Lebih lanjut, Antony menyebut, “Warga Palestina adalah kelinci percobaan bagi teknologi Israel.”

Atas dasar ini, tak heran apabila Israel masuk ke dalam eksportir senjata terbesar yang memainkan peran penting dalam membentuk tren militer dan geopolitik global.

Mengacu pada Database Transfer Senjata SIPRI di Maret 2023 menunjukkan Israel adalah eksportir senjata terbesar ke-10 dunia, menyumbang 1,4% dari penjualan senjata global selama periode 2018-2022. Lebih lanjut, The Stockholm International Peace Research Institute menunjukkan Israel masuk 10 besar eksportir senjata di dunia pada 2017-2021 dengan kontribusi 2,4%.

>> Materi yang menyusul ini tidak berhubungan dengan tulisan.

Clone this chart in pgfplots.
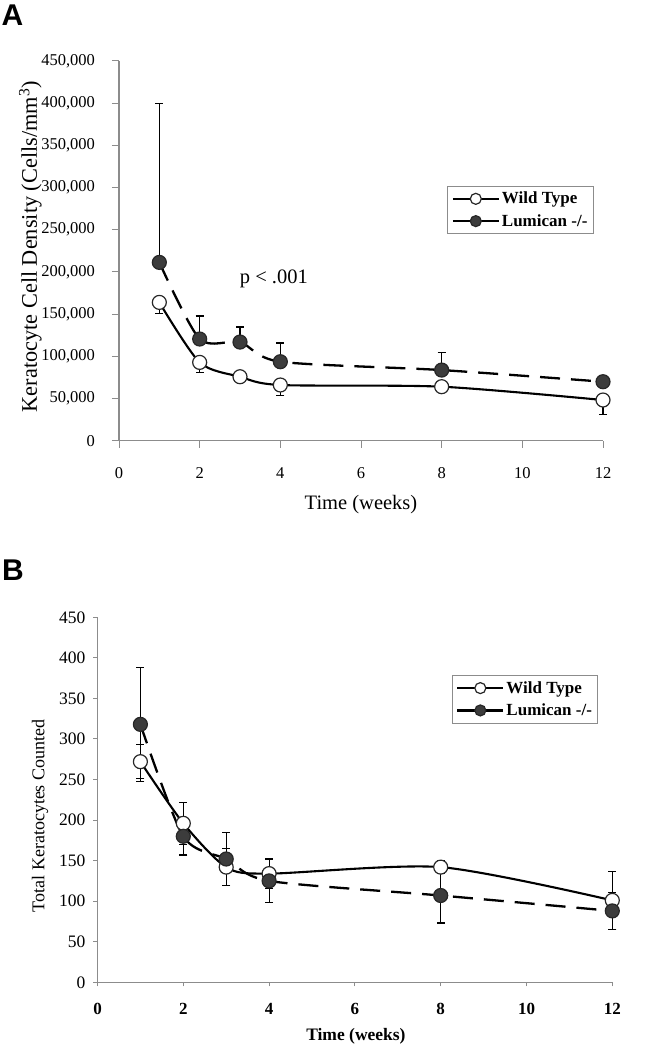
\documentclass[border=0pt]{standalone}
\usepackage{fontspec}
\setmainfont{Liberation Serif}
\newfontfamily\panelfont{Liberation Sans}
\usepackage{pgfplots}
\usepackage{pgfplotstable}
\pgfplotsset{compat=1.18}

\pgfplotstableread{
x y e
1 211300 188700
2 120500 27200
3 116900 17800
4 93600 22100
8 83700 20600
12 69900 6000
}\ALum
\pgfplotstableread{
x y e
1 163900 13000
2 92800 12200
3 75800 7000
4 66000 12300
8 64000 3000
12 48200 17000
}\AWT
\pgfplotstableread{
x y e
1 318 70
2 180 23
3 152 33
4 125 27
8 107 34
12 88 23
}\BLum
\pgfplotstableread{
x y e
1 272 21
2 196 26
3 142 23
4 134 18
8 142 8
12 101 36
}\BWT

\definecolor{axgray}{RGB}{140,140,140}
\definecolor{fillgray}{RGB}{60,60,60}

\pgfplotsset{
 mystyle/.style={
  scale only axis,
  axis x line=bottom, axis y line=left,
  axis line style={-, draw=axgray, line width=1.1pt},
  tick align=outside,
  tick style={axgray, line width=1pt},
  xmin=0, xmax=12, xtick={0,2,...,12},
  /pgf/number format/assume math mode=true,
  legend cell align=left,
  legend style={draw=axgray, line width=1pt, font=\fontsize{17}{20}\selectfont\bfseries,
    inner xsep=4pt, inner ysep=4pt, row sep=5pt, anchor=north west},
  clip=false,
 },
 wt/.style={black, line width=2.1pt, smooth, tension=0.45, mark=*, mark size=7pt,
   mark options={solid, fill=white, draw=black!85, line width=1.2pt}},
 lum/.style={black, line width=2.3pt, dash pattern=on 20pt off 11pt, smooth, tension=0.45, mark=*, mark size=7pt,
   mark options={solid, fill=fillgray, draw=black!85, line width=1.2pt}},
 leg/.style={legend image code/.code={
   \draw[#1, solid] (0pt,0pt) -- (46pt,0pt);
   \draw[#1, solid, mark size=5.5pt] plot coordinates {(23pt,0pt)};}},
 ebstyle/.style={/pgfplots/error bars/error bar style={line width=1.2pt, black, solid},
   /pgfplots/error bars/error mark options={rotate=90, mark size=4pt, line width=1.2pt, black, solid}},
}

\begin{document}
\begin{tikzpicture}[x=1pt,y=1pt]
\useasboundingbox (0,0) rectangle (662,1050);

% Panel A
\begin{axis}[mystyle,
  at={(119pt,609.3pt)}, anchor=south west,
  width=484pt, height=379.7pt,
  major tick length=7pt,
  ymin=0, ymax=450000, ytick={0,50000,...,450000},
  scaled y ticks=false,
  yticklabel style={/pgf/number format/fixed, /pgf/number format/1000 sep={,}},
  yticklabel style={font=\fontsize{16.5}{19}\selectfont},
  xticklabel style={font=\fontsize{16.5}{19}\selectfont},
  yticklabel shift=13.5pt,
  xticklabel shift=16.5pt,
  xlabel={Time (weeks)},
  xlabel style={font=\fontsize{20.5}{24}\selectfont, at={(axis description cs:0.5,-0.169)}, anchor=center},
  ylabel={Keratocyte Cell Density (Cells/mm\textsuperscript{3})},
  ylabel style={font=\fontsize{22.3}{26}\selectfont, at={(axis description cs:-0.183,0.511)}, anchor=center},
  legend style={at={(axis description cs:0.678,0.6716)}},
]
\addplot+[wt, leg, error bars/.cd, y dir=minus, y explicit, /pgfplots/ebstyle] table[x=x, y=y, y error=e] {\AWT};
\addlegendentry{Wild Type}
\addplot+[lum, leg, error bars/.cd, y dir=plus, y explicit, /pgfplots/ebstyle] table[x=x, y=y, y error=e] {\ALum};
\addlegendentry{Lumican -/-}
\node[font=\fontsize{20.5}{24}\selectfont] at (axis cs:3.84,191300) {p {\char`\<} .001};
\end{axis}
\node[font=\panelfont\bfseries\fontsize{30}{34}\selectfont] at (12.5,1035) {A};

% Panel B
\begin{axis}[mystyle,
  at={(97.5pt,67.7pt)}, anchor=south west,
  width=514.8pt, height=365pt,
  major tick length=4pt,
  ymin=0, ymax=450, ytick={0,50,...,450},
  yticklabel style={font=\fontsize{17.5}{20}\selectfont},
  xticklabel style={font=\fontsize{17}{20}\selectfont\bfseries},
  yticklabel shift=4.7pt,
  xticklabel shift=13.7pt,
  xlabel={\textbf{Time (weeks)}},
  xlabel style={font=\fontsize{17.5}{21}\selectfont, at={(axis description cs:0.502,-0.147)}, anchor=center},
  ylabel={Total Keratocytes Counted},
  ylabel style={font=\fontsize{18}{22}\selectfont, at={(axis description cs:-0.1117,0.456)}, anchor=center},
  legend style={at={(axis description cs:0.688,0.842)}},
]
\addplot+[wt, leg, error bars/.cd, y dir=both, y explicit, /pgfplots/ebstyle] table[x=x, y=y, y error=e] {\BWT};
\addlegendentry{Wild Type}
\addplot+[lum, leg, error bars/.cd, y dir=both, y explicit, /pgfplots/ebstyle] table[x=x, y=y, y error=e] {\BLum};
\addlegendentry{Lumican -/-}
\end{axis}
\node[font=\panelfont\bfseries\fontsize{30}{34}\selectfont] at (13,480) {B};
\end{tikzpicture}
\end{document}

Sementara merujuk pada Reuters dan Times of Israel, ekspor persenjataan Israel menembus US$ 12,5 miliar pada 2022 atau sekitar Rp 196,63 triliun (US$1=Rp 15.730). Nilai tersebut lebih tinggi 9,6% dibandingkan pada 2021 US$ 11,4 miliar yang menjadi catatan rekornya.

Dan itu semua dilakukan setelah Israel sukses menjadikan Palestina sebagai ‘laboratorium’ bisnis senjata.